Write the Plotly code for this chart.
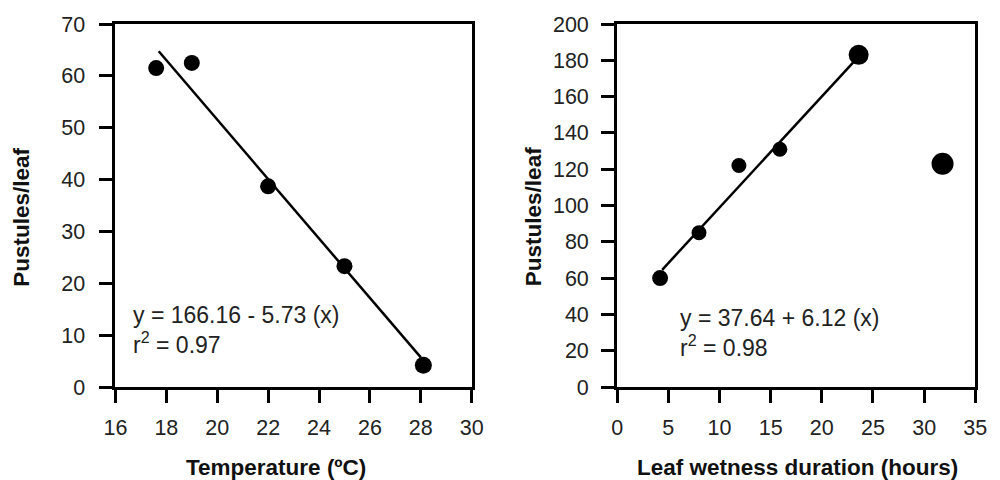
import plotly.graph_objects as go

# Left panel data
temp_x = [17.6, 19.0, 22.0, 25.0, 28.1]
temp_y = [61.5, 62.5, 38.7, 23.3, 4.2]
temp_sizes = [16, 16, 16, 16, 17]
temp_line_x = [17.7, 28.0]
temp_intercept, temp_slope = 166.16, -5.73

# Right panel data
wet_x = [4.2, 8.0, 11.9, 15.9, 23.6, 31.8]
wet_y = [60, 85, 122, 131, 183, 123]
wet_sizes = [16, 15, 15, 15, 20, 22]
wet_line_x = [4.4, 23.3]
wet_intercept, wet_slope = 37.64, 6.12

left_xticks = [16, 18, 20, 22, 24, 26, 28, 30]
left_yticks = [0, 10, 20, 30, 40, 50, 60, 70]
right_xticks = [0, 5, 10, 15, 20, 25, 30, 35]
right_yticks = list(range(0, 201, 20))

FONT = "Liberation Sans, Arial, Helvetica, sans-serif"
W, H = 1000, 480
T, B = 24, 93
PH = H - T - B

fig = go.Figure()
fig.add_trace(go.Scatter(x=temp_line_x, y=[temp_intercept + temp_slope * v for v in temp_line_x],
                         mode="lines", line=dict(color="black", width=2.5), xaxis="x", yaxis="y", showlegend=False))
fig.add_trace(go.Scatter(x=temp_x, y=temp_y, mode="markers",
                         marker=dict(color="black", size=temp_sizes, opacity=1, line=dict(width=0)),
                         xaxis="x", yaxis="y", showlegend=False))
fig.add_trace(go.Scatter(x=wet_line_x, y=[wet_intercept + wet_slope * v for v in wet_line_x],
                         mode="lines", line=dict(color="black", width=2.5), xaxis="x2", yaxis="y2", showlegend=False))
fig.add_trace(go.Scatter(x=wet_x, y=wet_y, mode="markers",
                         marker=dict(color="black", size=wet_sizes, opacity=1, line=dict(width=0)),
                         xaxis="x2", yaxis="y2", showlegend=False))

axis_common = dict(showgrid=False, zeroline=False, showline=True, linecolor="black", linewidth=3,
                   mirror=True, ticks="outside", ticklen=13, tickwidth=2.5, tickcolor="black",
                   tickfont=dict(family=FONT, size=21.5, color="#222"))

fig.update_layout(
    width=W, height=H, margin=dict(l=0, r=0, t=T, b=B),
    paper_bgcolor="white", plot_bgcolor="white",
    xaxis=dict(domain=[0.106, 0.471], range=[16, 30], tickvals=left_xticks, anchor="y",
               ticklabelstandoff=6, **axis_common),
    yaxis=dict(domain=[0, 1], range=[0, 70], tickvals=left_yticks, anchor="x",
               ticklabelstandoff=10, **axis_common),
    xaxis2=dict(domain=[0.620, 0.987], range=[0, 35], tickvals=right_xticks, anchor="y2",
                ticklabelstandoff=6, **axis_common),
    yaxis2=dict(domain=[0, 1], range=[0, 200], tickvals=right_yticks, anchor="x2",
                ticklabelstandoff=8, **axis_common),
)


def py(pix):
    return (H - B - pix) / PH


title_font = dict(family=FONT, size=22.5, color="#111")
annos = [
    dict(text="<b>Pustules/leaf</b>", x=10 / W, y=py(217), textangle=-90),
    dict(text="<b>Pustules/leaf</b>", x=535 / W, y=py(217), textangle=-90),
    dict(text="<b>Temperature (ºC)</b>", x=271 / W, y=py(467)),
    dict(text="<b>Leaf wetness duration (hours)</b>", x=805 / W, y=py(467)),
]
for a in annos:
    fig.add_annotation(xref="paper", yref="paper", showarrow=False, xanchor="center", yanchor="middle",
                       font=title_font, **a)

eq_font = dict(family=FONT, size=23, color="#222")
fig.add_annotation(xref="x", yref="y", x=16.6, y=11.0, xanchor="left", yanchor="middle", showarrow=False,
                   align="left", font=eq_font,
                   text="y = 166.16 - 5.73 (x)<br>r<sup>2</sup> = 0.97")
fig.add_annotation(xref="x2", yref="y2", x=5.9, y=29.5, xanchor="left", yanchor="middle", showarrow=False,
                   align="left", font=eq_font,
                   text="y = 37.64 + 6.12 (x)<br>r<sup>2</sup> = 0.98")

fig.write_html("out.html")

━━━━━━━━━━━━━━━━

Extract, word for word, each line from the top of the data down to and including the line with "temp_intercept, temp_slope = 166.16, -5.73"; skip the pictures.

--- SOLUTION TO THE EXERCISE ---
Write the Plotly code for this chart.
import plotly.graph_objects as go

# Left panel data
temp_x = [17.6, 19.0, 22.0, 25.0, 28.1]
temp_y = [61.5, 62.5, 38.7, 23.3, 4.2]
temp_sizes = [16, 16, 16, 16, 17]
temp_line_x = [17.7, 28.0]
temp_intercept, temp_slope = 166.16, -5.73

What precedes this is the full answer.